* _GIVEN TASK_
Exclude the pictures, then repeat the remaining data exactly.
— START OF SOURCE MATERIAL —
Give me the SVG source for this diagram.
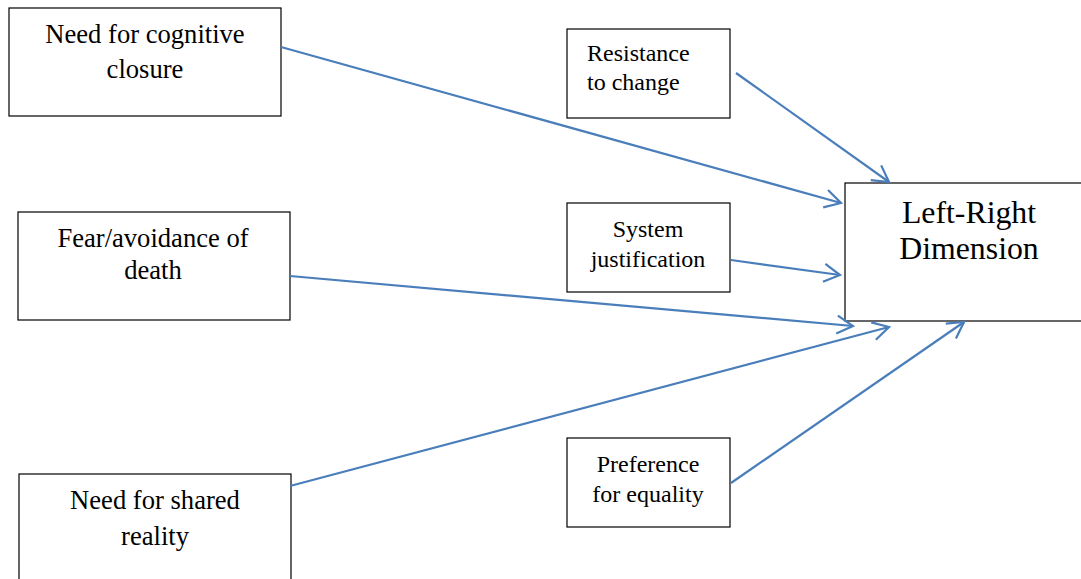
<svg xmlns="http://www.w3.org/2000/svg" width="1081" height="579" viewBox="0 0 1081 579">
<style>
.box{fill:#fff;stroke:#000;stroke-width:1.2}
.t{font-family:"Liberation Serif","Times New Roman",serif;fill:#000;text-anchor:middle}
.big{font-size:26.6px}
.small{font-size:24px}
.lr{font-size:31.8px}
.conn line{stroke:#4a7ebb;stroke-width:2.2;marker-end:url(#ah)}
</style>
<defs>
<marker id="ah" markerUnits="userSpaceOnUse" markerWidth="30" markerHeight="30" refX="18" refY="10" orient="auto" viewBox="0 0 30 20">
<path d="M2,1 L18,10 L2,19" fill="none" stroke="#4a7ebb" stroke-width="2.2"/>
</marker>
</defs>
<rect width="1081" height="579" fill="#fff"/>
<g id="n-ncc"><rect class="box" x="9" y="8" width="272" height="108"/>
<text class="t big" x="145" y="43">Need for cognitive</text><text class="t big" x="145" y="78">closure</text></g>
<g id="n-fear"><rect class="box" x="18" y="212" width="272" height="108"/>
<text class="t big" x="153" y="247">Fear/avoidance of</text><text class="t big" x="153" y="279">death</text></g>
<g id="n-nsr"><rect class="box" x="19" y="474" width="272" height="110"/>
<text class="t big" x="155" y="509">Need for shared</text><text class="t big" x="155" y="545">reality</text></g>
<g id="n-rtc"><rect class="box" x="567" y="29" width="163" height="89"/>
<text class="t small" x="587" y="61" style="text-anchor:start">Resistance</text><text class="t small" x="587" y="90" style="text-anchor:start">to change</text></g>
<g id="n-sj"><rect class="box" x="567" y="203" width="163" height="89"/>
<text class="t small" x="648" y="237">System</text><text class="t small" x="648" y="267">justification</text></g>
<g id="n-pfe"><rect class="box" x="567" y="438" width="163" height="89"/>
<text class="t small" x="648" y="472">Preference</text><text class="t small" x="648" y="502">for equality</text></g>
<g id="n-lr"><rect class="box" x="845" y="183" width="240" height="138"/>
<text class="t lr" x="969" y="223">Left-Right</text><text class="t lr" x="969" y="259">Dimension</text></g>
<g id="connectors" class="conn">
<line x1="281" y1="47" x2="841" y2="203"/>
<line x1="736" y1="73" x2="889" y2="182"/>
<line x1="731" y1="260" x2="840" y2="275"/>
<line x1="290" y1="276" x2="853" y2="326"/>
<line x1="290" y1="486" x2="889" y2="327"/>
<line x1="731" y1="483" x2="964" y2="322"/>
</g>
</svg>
— END OF SOURCE MATERIAL —
* _TASK RESPONSE_
Give me the SVG source for this diagram.
<svg xmlns="http://www.w3.org/2000/svg" width="1081" height="579" viewBox="0 0 1081 579">
<style>
.box{fill:#fff;stroke:#000;stroke-width:1.2}
.t{font-family:"Liberation Serif","Times New Roman",serif;fill:#000;text-anchor:middle}
.big{font-size:26.6px}
.small{font-size:24px}
.lr{font-size:31.8px}
.conn line{stroke:#4a7ebb;stroke-width:2.2;marker-end:url(#ah)}
</style>
<defs>
<marker id="ah" markerUnits="userSpaceOnUse" markerWidth="30" markerHeight="30" refX="18" refY="10" orient="auto" viewBox="0 0 30 20">
<path d="M2,1 L18,10 L2,19" fill="none" stroke="#4a7ebb" stroke-width="2.2"/>
</marker>
</defs>
<rect width="1081" height="579" fill="#fff"/>
<g id="n-ncc"><rect class="box" x="9" y="8" width="272" height="108"/>
<text class="t big" x="145" y="43">Need for cognitive</text><text class="t big" x="145" y="78">closure</text></g>
<g id="n-fear"><rect class="box" x="18" y="212" width="272" height="108"/>
<text class="t big" x="153" y="247">Fear/avoidance of</text><text class="t big" x="153" y="279">death</text></g>
<g id="n-nsr"><rect class="box" x="19" y="474" width="272" height="110"/>
<text class="t big" x="155" y="509">Need for shared</text><text class="t big" x="155" y="545">reality</text></g>
<g id="n-rtc"><rect class="box" x="567" y="29" width="163" height="89"/>
<text class="t small" x="587" y="61" style="text-anchor:start">Resistance</text><text class="t small" x="587" y="90" style="text-anchor:start">to change</text></g>
<g id="n-sj"><rect class="box" x="567" y="203" width="163" height="89"/>
<text class="t small" x="648" y="237">System</text><text class="t small" x="648" y="267">justification</text></g>
<g id="n-pfe"><rect class="box" x="567" y="438" width="163" height="89"/>
<text class="t small" x="648" y="472">Preference</text><text class="t small" x="648" y="502">for equality</text></g>
<g id="n-lr"><rect class="box" x="845" y="183" width="240" height="138"/>
<text class="t lr" x="969" y="223">Left-Right</text><text class="t lr" x="969" y="259">Dimension</text></g>
<g id="connectors" class="conn">
<line x1="281" y1="47" x2="841" y2="203"/>
<line x1="736" y1="73" x2="889" y2="182"/>
<line x1="731" y1="260" x2="840" y2="275"/>
<line x1="290" y1="276" x2="853" y2="326"/>
<line x1="290" y1="486" x2="889" y2="327"/>
<line x1="731" y1="483" x2="964" y2="322"/>
</g>
</svg>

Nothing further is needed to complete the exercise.